Quel que soit le résultat du vote, cette proposition de loi aura eu au moins le mérite de nous permettre de revenir sur l'histoire des vingt dernières années.

Les dispositions que je propose sont simples ; dans son rapport, dont je salue la qualité, M. le rapporteur propose de les adopter. Il s'agit d'instituer un seuil, fixé à 5 % des suffrages exprimés, à partir duquel les listes pourront fusionner entre les deux tours et de porter à 7 % le seuil permettant à une liste de se maintenir au second tour ; j'avais suggéré de fixer ce dernier seuil à 7, 5 %, mais nous ne sommes pas à une décimale près. Il s'agit également d'augmenter la prime accordée à la liste arrivée en tête.

À l'échelon national, en vertu de la loi de 2003, le seuil permettant à une liste de se maintenir au second tour est fixé à 10 % et celui permettant à une liste de fusionner est fixé à 5 %. En Corse, ces seuils sont de 5 % pour se maintenir et de 0 % pour fusionner. Par ailleurs, alors que la prime à la liste arrivée en tête est de 25 % à l'échelon national, elle est de 5, 80 % en Corse, soit trois sièges.

L'expérience prouve que l'on est généralement très près de la majorité absolue, mais que l'on ne l'atteint pas souvent, tout simplement parce qu'il manque quelques sièges.

Je propose donc non pas de revenir au droit commun, c'est-à-dire aux seuils de 10 % pour le maintien et de 5 % pour la fusion, mais d'adopter ce que M. le rapporteur a qualifié de « solution équilibrée », à savoir un seuil de 7 % pour le maintien et de 5 % pour la fusion.

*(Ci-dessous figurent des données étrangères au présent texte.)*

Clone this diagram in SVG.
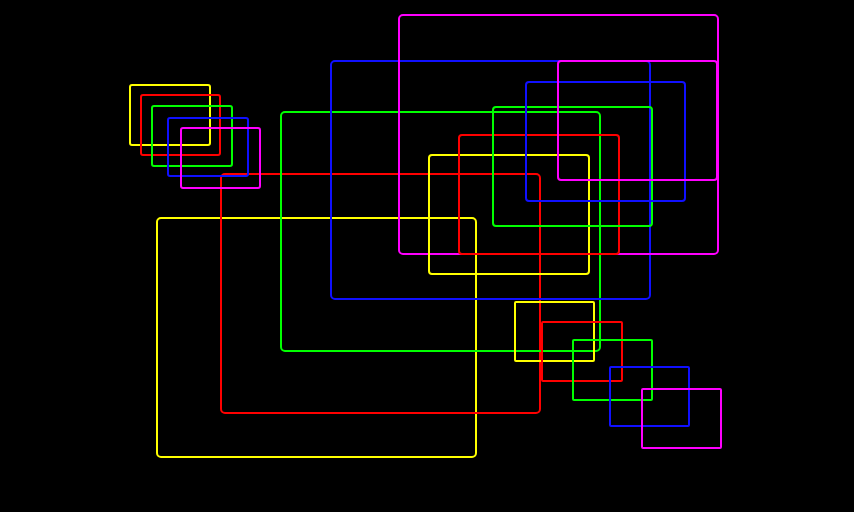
<svg xmlns="http://www.w3.org/2000/svg" width="854" height="512" viewBox="0 0 854 512">
<style>
rect.b{fill:none;stroke-width:2}
.y{stroke:#ffff00}.r{stroke:#ff0000}.g{stroke:#00ff00}.bl{stroke:#1010ff}.m{stroke:#ff00ff}
</style>
<rect width="854" height="512" fill="#000"/>
<g id="big">
<g id="yellow-big"><rect class="b y" x="157" y="218" width="319" height="239" rx="4"/></g>
<g id="red-big"><rect class="b r" x="221" y="174" width="319" height="239" rx="4"/></g>
<g id="green-big"><rect class="b g" x="281" y="112" width="319" height="239" rx="4"/></g>
<g id="blue-big"><rect class="b bl" x="331" y="61" width="319" height="238" rx="4"/></g>
<g id="magenta-big"><rect class="b m" x="399" y="15" width="319" height="239" rx="4"/></g>
<g id="yellow-mid"><rect class="b y" x="429" y="155" width="160" height="119" rx="3"/></g>
<g id="red-mid"><rect class="b r" x="459" y="135" width="160" height="119" rx="3"/></g>
<g id="green-mid"><rect class="b g" x="493" y="107" width="159" height="119" rx="3"/></g>
<g id="blue-mid"><rect class="b bl" x="526" y="82" width="159" height="119" rx="3"/></g>
<g id="magenta-mid"><rect class="b m" x="558" y="61" width="159" height="119" rx="3"/></g>
</g>
<g id="small-tl">
<g id="yellow-s1"><rect class="b y" x="130" y="85" width="80" height="60" rx="2"/></g>
<g id="red-s1"><rect class="b r" x="141" y="95" width="79" height="60" rx="2"/></g>
<g id="green-s1"><rect class="b g" x="152" y="106" width="80" height="60" rx="2"/></g>
<g id="blue-s1"><rect class="b bl" x="168" y="118" width="80" height="58" rx="2"/></g>
<g id="magenta-s1"><rect class="b m" x="181" y="128" width="79" height="60" rx="2"/></g>
</g>
<g id="small-br">
<g id="yellow-s2"><rect class="b y" x="515" y="302" width="79" height="59" rx="1"/></g>
<g id="red-s2"><rect class="b r" x="542" y="322" width="80" height="59" rx="1"/></g>
<g id="green-s2"><rect class="b g" x="573" y="340" width="79" height="60" rx="1"/></g>
<g id="blue-s2"><rect class="b bl" x="610" y="367" width="79" height="59" rx="1"/></g>
<g id="magenta-s2"><rect class="b m" x="642" y="389" width="79" height="59" rx="1"/></g>
</g>
</svg>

Aujourd'hui, la démographie étant ce qu'elle est - chaque consultation électorale mobilise 120 000 électeurs -, un conseiller à l'Assemblée de Corse - je rappelle qu'un conseiller à l'Assemblée de Corse n'est pas un conseiller territorial, comme on le dit parfois - est le « produit », si j'ose dire, de 3 000 ou 4 000 suffrages. Dans ces conditions, l'environnement local, la faible démographie, le peu de prix que l'on attache au suffrage, le fait que tout individu se croie investi d'un destin et que, par conséquent, il prenne l'initiative de déposer une liste, quitte à donner ensuite ses suffrages au plus offrant s'il n'a recueilli que 3 % des voix, conduit à un grand nombre de situations extraordinairement perverses, comme l'a montré la dernière élection en 2004.

On a même dit que la gauche était majoritaire, et presque tout le monde avait fini par le croire. En fait, dès le lendemain de l'élection, de nombreuses listes qui avaient recueilli 2 % ou 3 % des suffrages avaient fusionné avec des listes de gauche pour y retrouver leur famille d'esprit. Cela explique le trouble permanent de l'opinion, qui a de quoi être découragée.

Cette proposition de loi contient par ailleurs d'autres dispositions techniques.

Certains prétendront que ce n'est pas le moment de modifier le mode de scrutin ; je pense en particulier au Gouvernement, bien que je ne connaisse pas sa position, car je me suis dispensé de la lui demander.